Lucy Vickery

Spectator competition winners: Covid’s metamorphoses

‘Diana and Actaeon’, 1556-9, by Titian [photosublime / Alamy Stock Photo] 
issue 05 February 2022

In Competition No. 3234, you were invited to submit either a poem or a short story entitled ‘Covid’s metamorphoses’.

Thanks are due to Frank Upton, who suggested this tremendous and timely challenge. It attracted a pleasingly large and diverse entry (overwhelmingly made up of verse rather than prose), in which the limerick was well represented. Here is an example from Jerome Betts:

A virus with spikes like a mine Whose effects can be no less malign  Has a trick that’s worth noting  As it changes its coating To defeat each fresh vaccine design.

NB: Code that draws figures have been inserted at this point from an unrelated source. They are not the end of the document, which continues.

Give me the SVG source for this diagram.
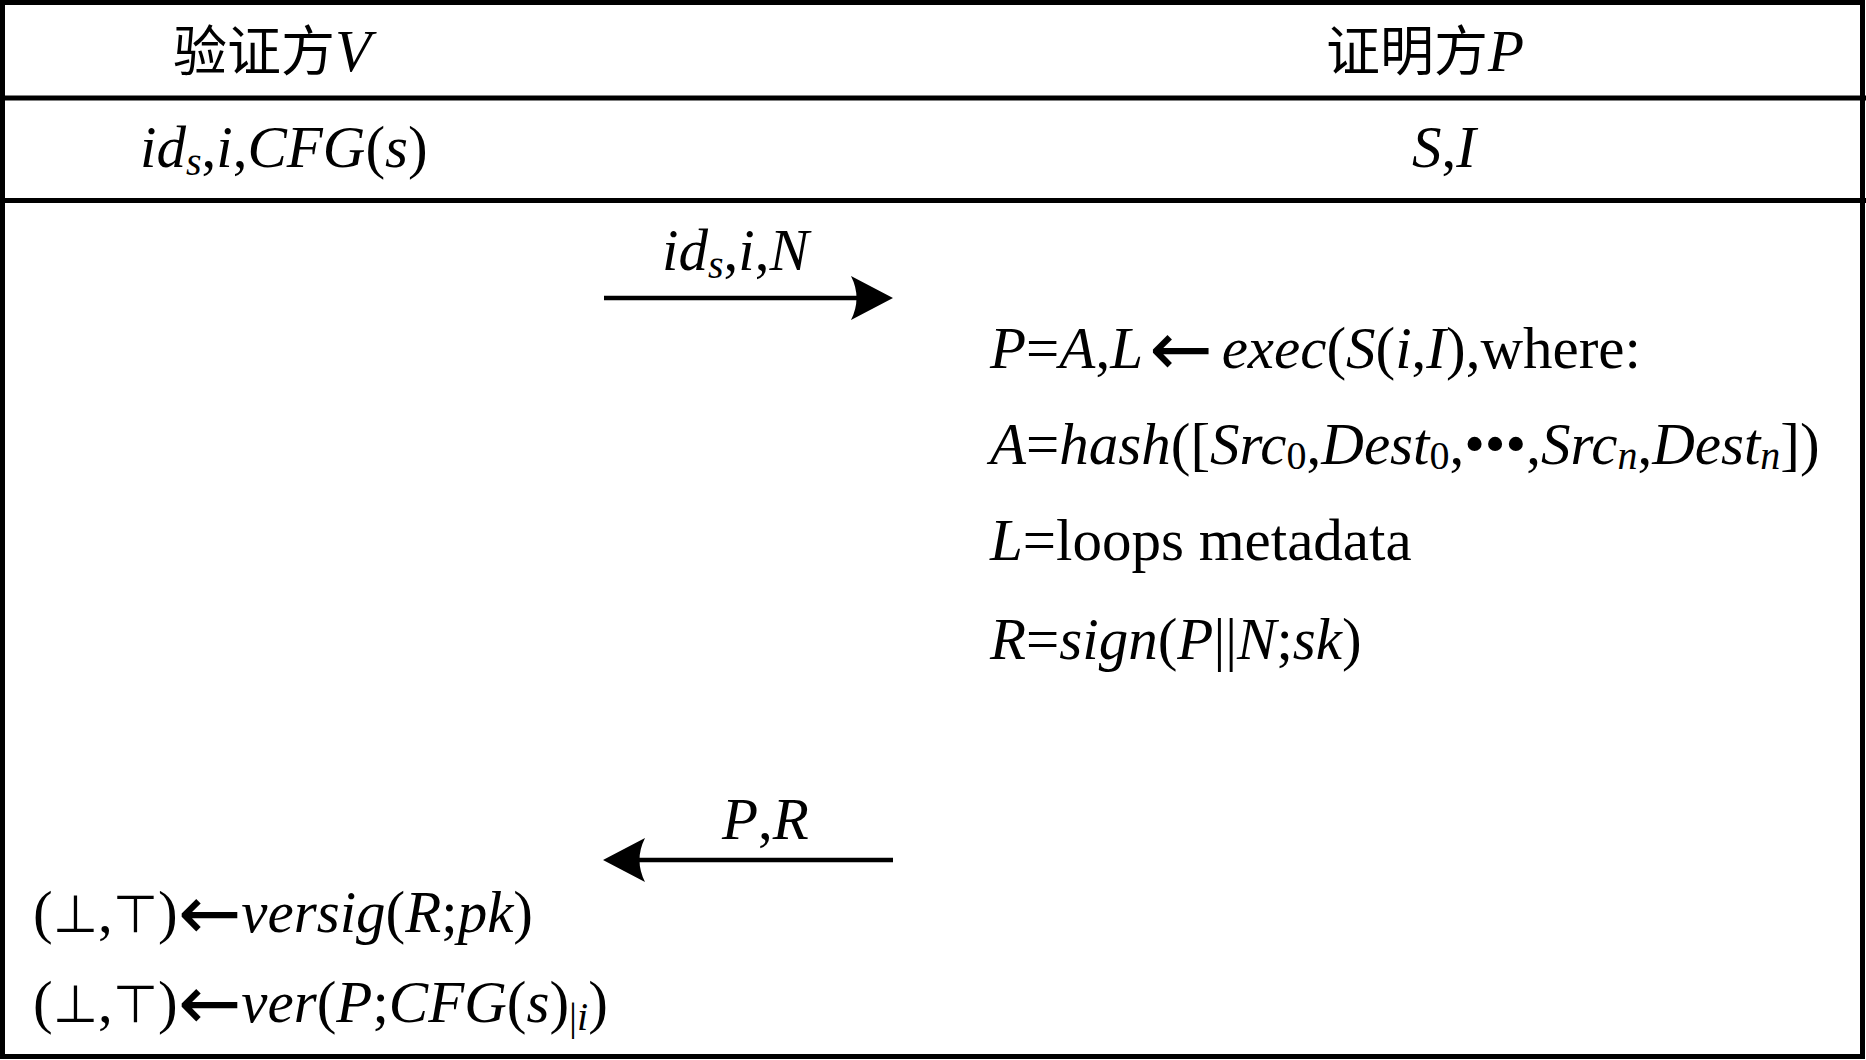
<svg xmlns="http://www.w3.org/2000/svg" width="1866" height="1060" viewBox="0 0 1866 1060">
<style>
text{font-family:"Liberation Serif","Times New Roman","Noto Sans CJK SC",serif;font-size:59px;fill:#000}
.i{font-style:italic}
.sb{font-size:40px}
.cjk{font-family:"Liberation Serif","Noto Sans CJK SC",serif;font-size:54px}
.ar{font-family:"DejaVu Sans",sans-serif;font-size:76px}
.tb{font-family:"DejaVu Sans",sans-serif;font-size:52px;font-weight:normal}
.frame{fill:none;stroke:#000;stroke-width:5}
.conn{stroke:#000;stroke-width:4.5;fill:none}
</style>
<defs>
<marker id="ah" markerUnits="userSpaceOnUse" viewBox="0 0 42 44" refX="19" refY="22" markerWidth="42" markerHeight="44" orient="auto">
<path d="M42,22 L0,0 Q11,22 0,44 Z" fill="#000"/>
</marker>
</defs>
<rect fill="#fff" x="0" y="0" width="1866" height="1060"/>
<g id="table">
<rect class="frame" x="2.5" y="2.5" width="1860" height="1054"/>
<line class="frame" x1="0" y1="98" x2="1866" y2="98"/>
<line class="frame" x1="0" y1="200.5" x2="1866" y2="200.5"/>
</g>
<g id="header-verifier"><text class="cjk" x="173" y="71">验证方<tspan class="i" font-size="59">V</tspan></text></g>
<g id="header-prover"><text class="cjk" x="1326" y="71">证明方<tspan class="i" font-size="59">P</tspan></text></g>
<g id="verifier-input"><text x="140" y="167"><tspan class="i">id</tspan><tspan class="i sb" dy="8">s</tspan><tspan dy="-8">,</tspan><tspan class="i">i</tspan>,<tspan class="i">CFG</tspan>(<tspan class="i">s</tspan>)</text></g>
<g id="prover-input"><text x="1412" y="167"><tspan class="i">S</tspan>,<tspan class="i">I</tspan></text></g>
<g id="prover-compute">
<text x="990" y="368"><tspan class="i">P</tspan>=<tspan class="i">A</tspan>,<tspan class="i">L</tspan><tspan class="ar" dx="6" dy="7">←</tspan><tspan class="i" dx="9" dy="-7">exec</tspan>(<tspan class="i">S</tspan>(<tspan class="i">i</tspan>,<tspan class="i">I</tspan>),where:</text>
<text x="990" y="464"><tspan class="i">A</tspan>=<tspan class="i">hash</tspan>([<tspan class="i">Src</tspan><tspan class="sb" dy="5">0</tspan><tspan dy="-5">,</tspan><tspan class="i">Dest</tspan><tspan class="sb" dy="5">0</tspan><tspan dy="-5">,•••,</tspan><tspan class="i">Src</tspan><tspan class="i sb" dy="5">n</tspan><tspan dy="-5">,</tspan><tspan class="i">Dest</tspan><tspan class="i sb" dy="5">n</tspan><tspan dy="-5">])</tspan></text>
<text x="990" y="560"><tspan class="i">L</tspan>=loops metadata</text>
<text x="990" y="659"><tspan class="i">R</tspan>=<tspan class="i">sign</tspan>(<tspan class="i">P</tspan>||<tspan class="i">N</tspan>;<tspan class="i">sk</tspan>)</text>
</g>
<g id="verifier-check">
<text x="33" y="932">(<tspan class="tb">⊥</tspan>,<tspan class="tb">⊤</tspan>)<tspan class="ar" dy="7">←</tspan><tspan class="i" dy="-7">versig</tspan>(<tspan class="i">R</tspan>;<tspan class="i">pk</tspan>)</text>
<text x="33" y="1022">(<tspan class="tb">⊥</tspan>,<tspan class="tb">⊤</tspan>)<tspan class="ar" dy="7">←</tspan><tspan class="i" dy="-7">ver</tspan>(<tspan class="i">P</tspan>;<tspan class="i">CFG</tspan>(<tspan class="i">s</tspan>)<tspan class="sb" dy="8">|</tspan><tspan class="i sb">i</tspan><tspan dy="-8">)</tspan></text>
</g>
<g id="connectors">
<line class="conn" x1="604" y1="298" x2="870" y2="298" marker-end="url(#ah)"/>
<text x="662" y="270"><tspan class="i">id</tspan><tspan class="i sb" dy="8">s</tspan><tspan dy="-8">,</tspan><tspan class="i">i</tspan>,<tspan class="i">N</tspan></text>
<line class="conn" x1="893" y1="860" x2="626" y2="860" marker-end="url(#ah)"/>
<text x="722" y="839"><tspan class="i">P</tspan>,<tspan class="i">R</tspan></text>
</g>
</svg>
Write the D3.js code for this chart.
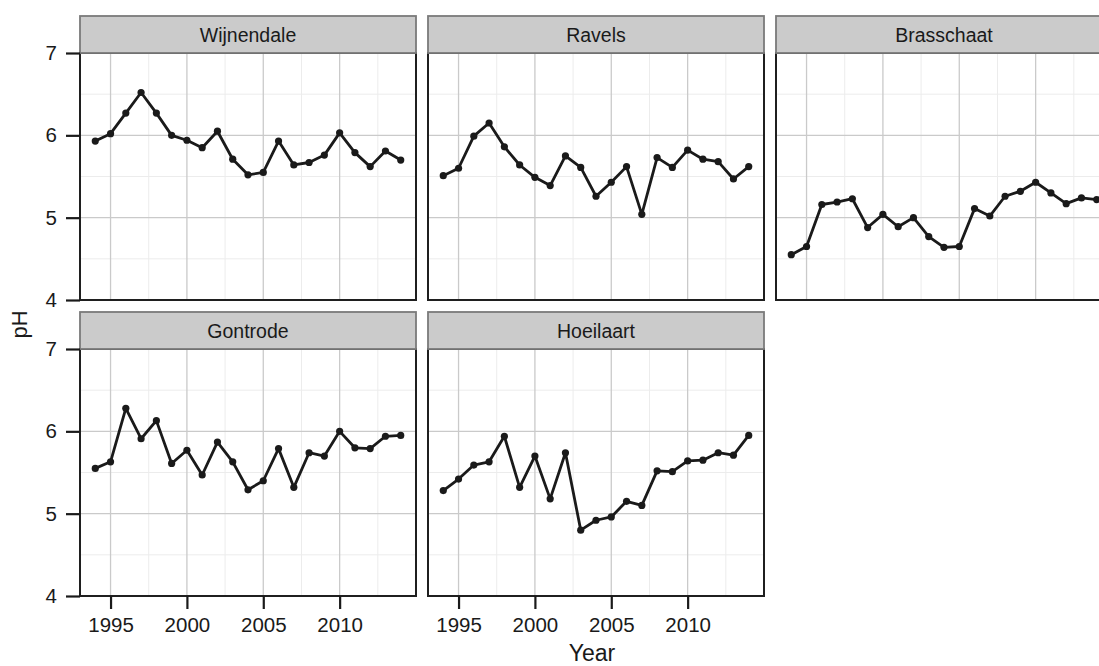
<!DOCTYPE html>
<html lang="en">
<head>
    <meta charset="UTF-8">
    <title>pH per site</title>
    <script src="https://d3js.org/d3.v7.min.js"></script>
    <style>
        body {
            margin: 0;
            background: #fff;
            font-family: "Liberation Sans", Arial, sans-serif;
        }
    </style>
</head>
<body>
<div id="my_dataviz"></div>
<script>
    // data, one array per site
    var years = [1994, 1995, 1996, 1997, 1998, 1999, 2000, 2001, 2002, 2003, 2004,
                 2005, 2006, 2007, 2008, 2009, 2010, 2011, 2012, 2013, 2014];
    var sites = ["Wijnendale", "Ravels", "Brasschaat", "Gontrode", "Hoeilaart"];

    var wijnendale = [5.93, 6.02, 6.27, 6.52, 6.27, 6.00, 5.94, 5.85, 6.05, 5.71, 5.52,
                      5.55, 5.93, 5.64, 5.67, 5.76, 6.03, 5.79, 5.62, 5.81, 5.70];
    var ravels     = [5.51, 5.60, 5.99, 6.15, 5.86, 5.64, 5.49, 5.39, 5.75, 5.61, 5.26,
                      5.43, 5.62, 5.04, 5.73, 5.61, 5.82, 5.71, 5.68, 5.47, 5.62];
    var brasschaat = [4.55, 4.65, 5.16, 5.19, 5.23, 4.88, 5.04, 4.89, 5.00, 4.77, 4.64,
                      4.65, 5.11, 5.02, 5.26, 5.32, 5.43, 5.30, 5.17, 5.24, 5.22];
    var gontrode   = [5.55, 5.63, 6.28, 5.91, 6.13, 5.61, 5.77, 5.47, 5.87, 5.63, 5.29,
                      5.40, 5.79, 5.32, 5.74, 5.70, 6.00, 5.80, 5.79, 5.94, 5.95];
    var hoeilaart  = [5.28, 5.42, 5.59, 5.63, 5.94, 5.32, 5.70, 5.18, 5.74, 4.80, 4.92,
                      4.96, 5.15, 5.10, 5.52, 5.51, 5.64, 5.65, 5.74, 5.71, 5.95];

    var xTicks = [1995, 2000, 2005, 2010];
    var yTicks = [4, 5, 6, 7];
    var xDomain = [1993, 2015];
    var yDomain = [4, 7];

    var seriesList = [wijnendale, ravels, brasschaat, gontrode, hoeilaart];

    // layout of the facets
    var width = 1099, height = 666,
        panelW = 336, panelH = 247, stripH = 37,
        colLeft = [80, 428, 776],
        rowTop = [53, 349];

    var svg = d3.select("#my_dataviz")
        .append("svg")
        .attr("width", width)
        .attr("height", height)
        .style("display", "block");

    var x = d3.scaleLinear().domain(xDomain).range([0, panelW]);
    var y = d3.scaleLinear().domain(yDomain).range([panelH, 0]);

    // minor grid sits halfway between major ticks
    var xMinor = xTicks.map(function(t) { return t + 2.5; });
    var yMinor = yTicks.slice(0, -1).map(function(t) { return t + 0.5; });

    var line = d3.line()
        .x(function(d) { return x(d.year); })
        .y(function(d) { return y(d.ph); });

    sites.forEach(function(site, i) {
        var col = i % 3, row = Math.floor(i / 3);
        var g = svg.append("g")
            .attr("transform", "translate(" + colLeft[col] + "," + rowTop[row] + ")");

        var data = years.map(function(yr, j) { return {year: yr, ph: seriesList[i][j]}; });

        g.append("rect")
            .attr("width", panelW).attr("height", panelH)
            .attr("fill", "#fff");

        // minor grid
        g.selectAll(".xminor").data(xMinor).enter().append("line")
            .attr("x1", function(d) { return x(d); }).attr("x2", function(d) { return x(d); })
            .attr("y1", 0).attr("y2", panelH)
            .attr("stroke", "#ececec").attr("stroke-width", 1);
        g.selectAll(".yminor").data(yMinor).enter().append("line")
            .attr("x1", 0).attr("x2", panelW)
            .attr("y1", function(d) { return y(d); }).attr("y2", function(d) { return y(d); })
            .attr("stroke", "#ececec").attr("stroke-width", 1);

        // major grid
        g.selectAll(".xmajor").data(xTicks).enter().append("line")
            .attr("x1", function(d) { return x(d); }).attr("x2", function(d) { return x(d); })
            .attr("y1", 0).attr("y2", panelH)
            .attr("stroke", "#cacaca").attr("stroke-width", 1.3);
        g.selectAll(".ymajor").data(yTicks).enter().append("line")
            .attr("x1", 0).attr("x2", panelW)
            .attr("y1", function(d) { return y(d); }).attr("y2", function(d) { return y(d); })
            .attr("stroke", "#cacaca").attr("stroke-width", 1.3);

        // the series
        g.append("path")
            .datum(data)
            .attr("fill", "none")
            .attr("stroke", "#1a1a1a")
            .attr("stroke-width", 2.8)
            .attr("stroke-linejoin", "round")
            .attr("d", line);

        g.selectAll("circle").data(data).enter().append("circle")
            .attr("cx", function(d) { return x(d.year); })
            .attr("cy", function(d) { return y(d.ph); })
            .attr("r", 3.6)
            .attr("fill", "#1a1a1a");

        // panel border
        g.append("rect")
            .attr("width", panelW).attr("height", panelH)
            .attr("fill", "none")
            .attr("stroke", "#1f1f1f").attr("stroke-width", 2);

        // strip on top
        g.append("rect")
            .attr("y", -stripH).attr("width", panelW).attr("height", stripH)
            .attr("fill", "#cbcbcb")
            .attr("stroke", "#7a7a7a").attr("stroke-width", 1.8);
        g.append("text")
            .attr("x", panelW / 2).attr("y", -stripH / 2)
            .attr("text-anchor", "middle")
            .attr("dominant-baseline", "central")
            .style("font-size", "19.5px")
            .attr("fill", "#1a1a1a")
            .text(site);

        // axes only on the outer panels
        if (col === 0) {
            var ya = g.append("g")
                .call(d3.axisLeft(y).tickValues(yTicks).tickSize(14).tickPadding(9).tickFormat(d3.format("d")));
            ya.select(".domain").remove();
            ya.selectAll(".tick line").attr("stroke", "#1a1a1a").attr("stroke-width", 2.2);
            ya.selectAll(".tick text")
                .attr("fill", "#1a1a1a")
                .style("font-size", "20.5px")
                .style("font-family", "'Liberation Sans', Arial, sans-serif");
        }
        if (row === 1) {
            var xa = g.append("g")
                .attr("transform", "translate(0," + panelH + ")")
                .call(d3.axisBottom(x).tickValues(xTicks).tickSize(13).tickPadding(8).tickFormat(d3.format("d")));
            xa.select(".domain").remove();
            xa.selectAll(".tick line").attr("stroke", "#1a1a1a").attr("stroke-width", 2.2);
            xa.selectAll(".tick text")
                .attr("fill", "#1a1a1a")
                .style("font-size", "20.5px")
                .style("font-family", "'Liberation Sans', Arial, sans-serif");
        }
    });

    // axis titles
    svg.append("text")
        .attr("x", (colLeft[0] + colLeft[2] + panelW) / 2 - 4)
        .attr("y", 661)
        .attr("text-anchor", "middle")
        .style("font-size", "23px")
        .attr("fill", "#1a1a1a")
        .text("Year");

    svg.append("text")
        .attr("transform", "translate(27," + (rowTop[0] + rowTop[1] + panelH) / 2 + ") rotate(-90)")
        .attr("text-anchor", "middle")
        .style("font-size", "22px")
        .attr("fill", "#1a1a1a")
        .text("pH");
</script>
</body>
</html>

Other highlights included a riff, from R.M. Goddard, on ‘Ghost Town’ by the Specials, Martin Parker’s twist on Noël Coward’s ‘Don’t Let’s Be Beastly to the Germans’ and Yeatsian echoes courtesy of Max Ross.

The winning entries are printed below and earn their authors £25 each.

The virus dealt me an Olympian blow, Left me like Io — ravished from on high, So reeling, so brain-fogged, I didn’t know Whether I was a quadruped or bi.